START

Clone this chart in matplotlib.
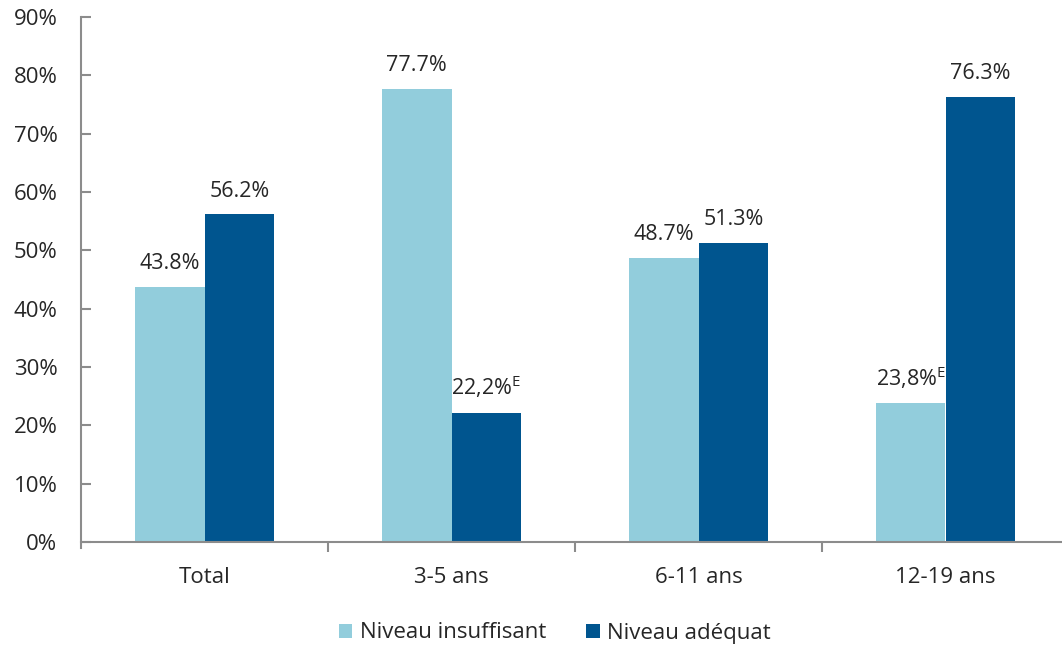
import matplotlib
matplotlib.use("Agg")
import matplotlib.pyplot as plt
import numpy as np

# Niveau d'activité par groupe d'âge
categories = ["Total", "3-5 ans", "6-11 ans", "12-19 ans"]
insuffisant = [43.8, 77.7, 48.7, 23.8]
adequat = [56.2, 22.2, 51.3, 76.3]
labels_insuffisant = ["43.8%", "77.7%", "48.7%", "23,8%$^{\\mathrm{E}}$"]
labels_adequat = ["56.2%", "22,2%$^{\\mathrm{E}}$", "51.3%", "76.3%"]
series_names = ["Niveau insuffisant", "Niveau adéquat"]
yticks = np.arange(0, 91, 10)

LIGHT = "#92cddc"
DARK = "#00558f"
AXIS = "#8c8c8c"
TEXT = "#262626"

plt.rcParams["font.family"] = ["Open Sans", "DejaVu Sans"]
plt.rcParams["mathtext.fontset"] = "custom"
plt.rcParams["mathtext.rm"] = "Open Sans"

fig = plt.figure(figsize=(10.62, 6.46), dpi=100)
W, H = 1062, 646
ax = fig.add_axes([81 / W, 1 - 542 / H, (1062 - 81) / W, (542 - 17) / H])

x = np.arange(len(categories))
bw = 0.283
b1 = ax.bar(x - bw / 2, insuffisant, bw, color=LIGHT, label=series_names[0])
b2 = ax.bar(x + bw / 2, adequat, bw, color=DARK, label=series_names[1])

for bars, labels in ((b1, labels_insuffisant), (b2, labels_adequat)):
    for rect, lab in zip(bars, labels):
        ax.annotate(lab, (rect.get_x() + rect.get_width() / 2, rect.get_height()),
                    xytext=(0, 9), textcoords="offset points",
                    ha="center", va="bottom", fontsize=15.5, color=TEXT)

ax.set_xlim(-0.5, -0.5 + (1062 - 81) / 247)
ax.set_ylim(0, 90)
ax.set_yticks(yticks)
ax.set_yticklabels([f"{v}%" for v in yticks], fontsize=16, color=TEXT)
ax.tick_params(axis="y", direction="in", length=7, width=1.5, color=AXIS, pad=17)

# category labels without ticks, separators as minor ticks
ax.set_xticks(x)
ax.set_xticklabels(categories, fontsize=16, color=TEXT)
ax.tick_params(axis="x", which="major", length=0, pad=18)
ax.set_xticks(x[:-1] + 0.5, minor=True)
ax.tick_params(axis="x", which="minor", direction="out", length=7, width=1.5, color=AXIS)

for side in ("top", "right"):
    ax.spines[side].set_visible(False)
for side in ("left", "bottom"):
    ax.spines[side].set_color(AXIS)
    ax.spines[side].set_linewidth(1.5)
ax.spines["left"].set_bounds(-1.0, 90)
ax.set_ylim(0, 90)

leg = fig.legend(handles=[b1, b2], loc="center", bbox_to_anchor=(555 / W, 1 - 633 / H),
                 ncol=2, frameon=False, fontsize=16, handlelength=0.6, handleheight=0.6,
                 handletextpad=0.35, columnspacing=1.8)
for t in leg.get_texts():
    t.set_color(TEXT)

fig.savefig("out.png", dpi=100)
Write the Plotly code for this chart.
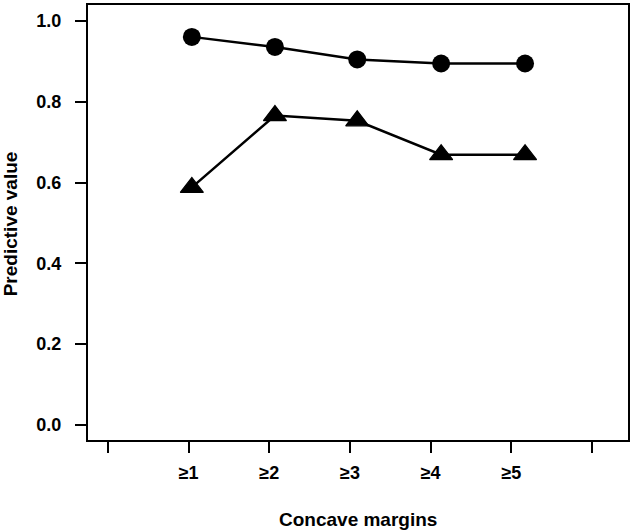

END

Leave out any pictures and return exactly the lines from the beginning of the data through the line with "b2 = ax.bar(x", inclusive.

**COMPLETE OUTPUT:**
Clone this chart in matplotlib.
import matplotlib
matplotlib.use("Agg")
import matplotlib.pyplot as plt
import numpy as np

# Niveau d'activité par groupe d'âge
categories = ["Total", "3-5 ans", "6-11 ans", "12-19 ans"]
insuffisant = [43.8, 77.7, 48.7, 23.8]
adequat = [56.2, 22.2, 51.3, 76.3]
labels_insuffisant = ["43.8%", "77.7%", "48.7%", "23,8%$^{\\mathrm{E}}$"]
labels_adequat = ["56.2%", "22,2%$^{\\mathrm{E}}$", "51.3%", "76.3%"]
series_names = ["Niveau insuffisant", "Niveau adéquat"]
yticks = np.arange(0, 91, 10)

LIGHT = "#92cddc"
DARK = "#00558f"
AXIS = "#8c8c8c"
TEXT = "#262626"

plt.rcParams["font.family"] = ["Open Sans", "DejaVu Sans"]
plt.rcParams["mathtext.fontset"] = "custom"
plt.rcParams["mathtext.rm"] = "Open Sans"

fig = plt.figure(figsize=(10.62, 6.46), dpi=100)
W, H = 1062, 646
ax = fig.add_axes([81 / W, 1 - 542 / H, (1062 - 81) / W, (542 - 17) / H])

x = np.arange(len(categories))
bw = 0.283
b1 = ax.bar(x - bw / 2, insuffisant, bw, color=LIGHT, label=series_names[0])
b2 = ax.bar(x + bw / 2, adequat, bw, color=DARK, label=series_names[1])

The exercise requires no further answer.